The Eleventh Circuit disagreed. It acknowledged that the quotes’ public availability was relevant to ascertaining the existence of a trade secret. General access would conflict with the reasonable protection efforts required to show trade secret status.

Yet the analysis did not stop there. The Eleventh Circuit noted that “the simple fact that the quotes taken were publicly available does not automatically resolve the question in the defendants’ favor.” Even if the quotes themselves were not protected trade secrets, the trial court should have assessed whether the database was secreted away in tiny steps by the millions of bot-driven queries. If enough of the database was thus acquired in this way, then the defendants had appropriated a trade secret.

If the defendant replicated the data by acquiring it incrementally, it did not alter the analysis. If the defendant had acquired the database piecemeal, this was still misappropriation of a trade secret. Put another way, even if the quotes were not secret, the underlying database was.

Moreover, the mere fact that the defendants obtained the quotes through an open website did not necessarily mean that it was properly acquired. A bot can generate exponentially more quotes than any human. In other words, manual collection of Compulife quotes might be proper. Humans come with embedded constraints. Bots do not. They can collect relentlessly.

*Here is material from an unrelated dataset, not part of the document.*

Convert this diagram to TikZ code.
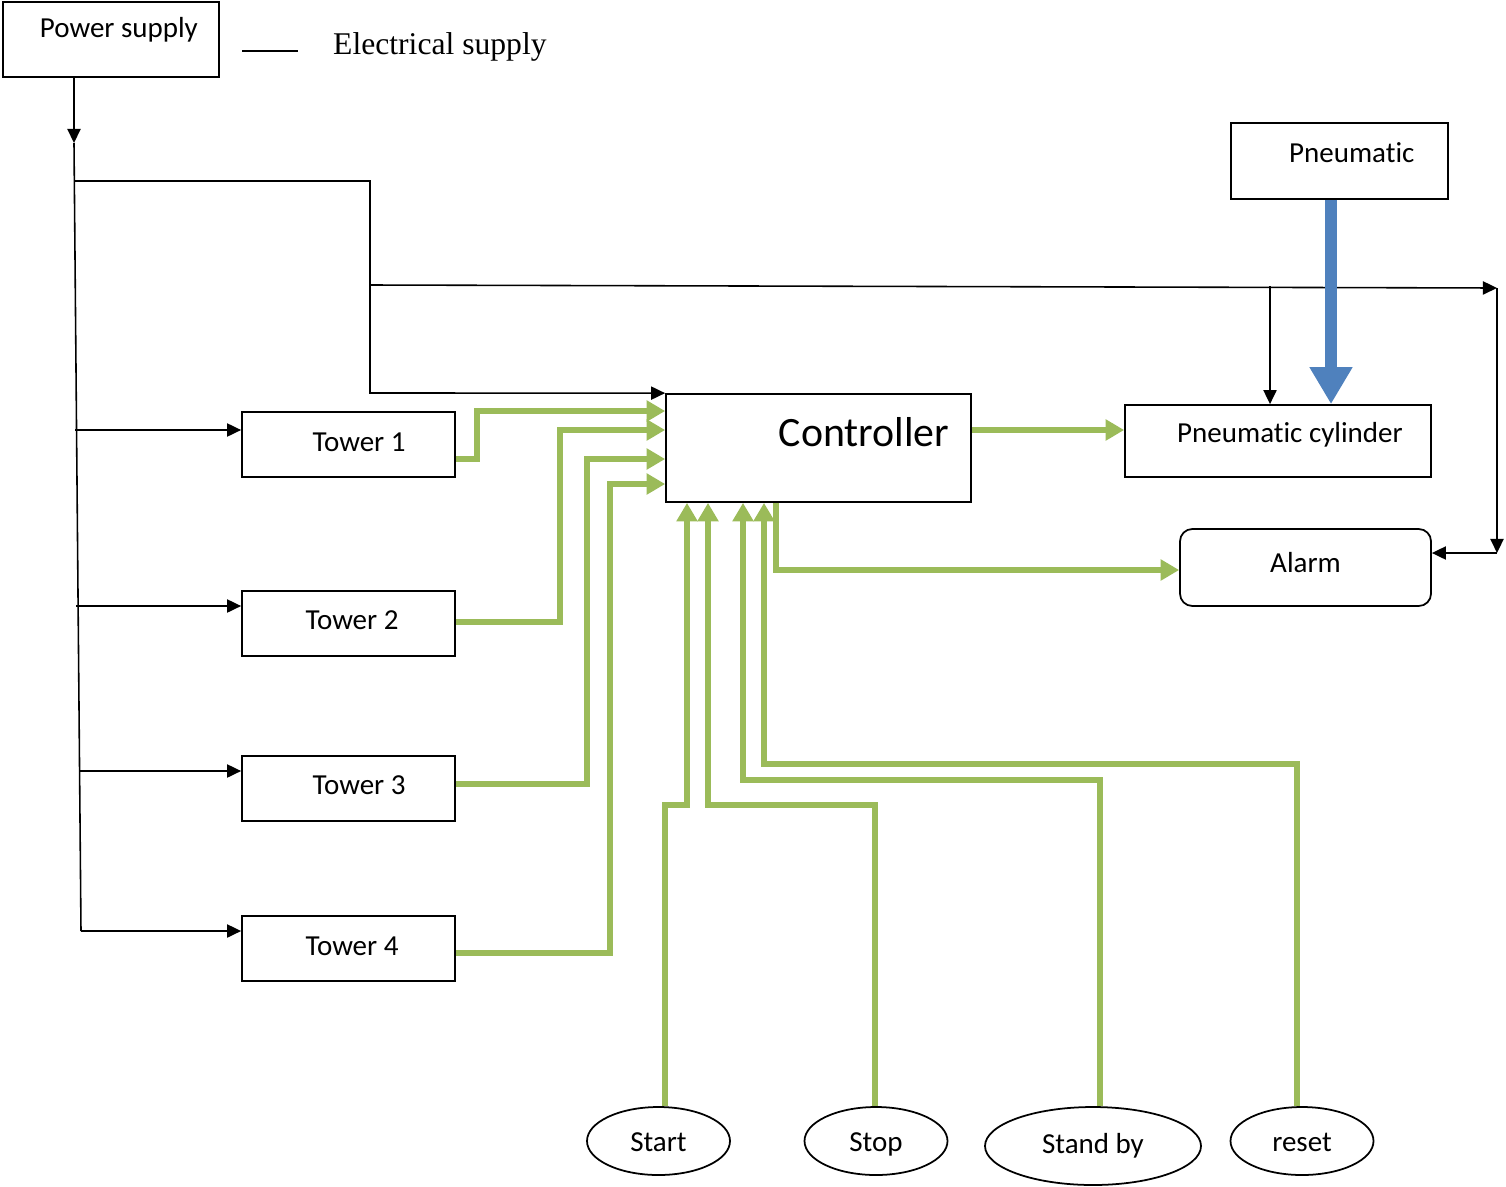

Finally, Compulife’s decision not to add a Computer Fraud and Abuse Act (CFAA) count is puzzling. In the textbook scraping scenario, the plaintiff might advance a CFAA claim prohibiting “unauthorized access” to the database. This would be typically coupled with a contract claim for breach of the terms of service.

Compulife did invoke the Florida anti-hacking statute. The court dismissed that count. The rationale for the dismissal was that the law only protects networks behind a “technological access barrier.” Compulife had no such barrier.

The decision offers online providers additional authority to rebut scrapers who stake out a “public access” defense. Available data does not equal unlimited data. After all, even free access to proprietary engines comes with strings attached. As any user who has had to strain their eyes to decide whether a square contains a bush can verify.